McLaren served tabbouleh, hummus and wine, to get conversation flowing at her party. She needn’t have worried. Within minutes, her first three guests were “screaming and yelling at each other.” Among the 15-odd guests, the pro- and anti-HST sides were evenly split, but more than a third were undecided. As a group, they went through Vander Zalm’s arguments opposing the HST one by one, fact-checking his figures with independent reports that McLaren printed out for the occasion. At that point, she says, the atmosphere shifted: “People were bouncing ideas across the room, thinking deeply, digesting the numbers and facts.” It felt like “going back in time” to the parlours of Paris or the ancient Greek polis, “when there was no Internet or newspapers, the only way you got information was by debating,” says the 24-year-old Penticton native. “It felt like democracy at its purest.”
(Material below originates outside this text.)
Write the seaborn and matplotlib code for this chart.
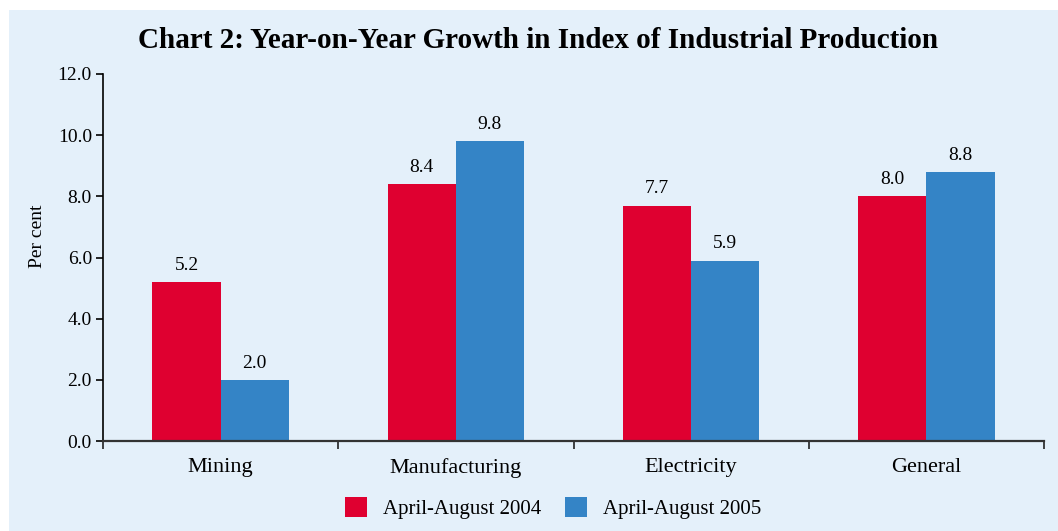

For the past two weeks, informal gatherings like these have been taking place in classrooms, coffee shops, dinner tables, and on email. In a message last week, Toby Chu, president and CEO of CIBT Education Group Inc., which runs private colleges across Canada and Asia, told his friends and colleagues he was voting “yes” to extinguish the HST. The tax, he said, cost his company $500,000 last year, translating to “job losses, benefit cuts and reduced spending.” A day later, the chair of the Vancouver Board of Trade, Wendy Lisogar-Cocchia, fired off an email urging local business owners to “share the knowledge” of the HST’s “economic advantages” with their employees.

In the end, no one left McLaren’s party undecided, and a few minds were even changed. Ultimately, McLaren decided to vote “no” and keep the HST. In digging through the reports, she realized low-income earners would not be disproportionately affected. And the costly process of reverting back to the old dual system just wasn’t worth it.

With most polls showing a 50-50 split, it’s still far from clear whether the HST will survive the referendum. If there’s one thing both McLaren and Fraser are sure of now, though, it’s that citizens should not be making decisions like these; it’s too costly and time-consuming. “We trust our leaders to have an understanding of these issues, and make decisions in our interest,” says McLaren. “That’s why we elect them.”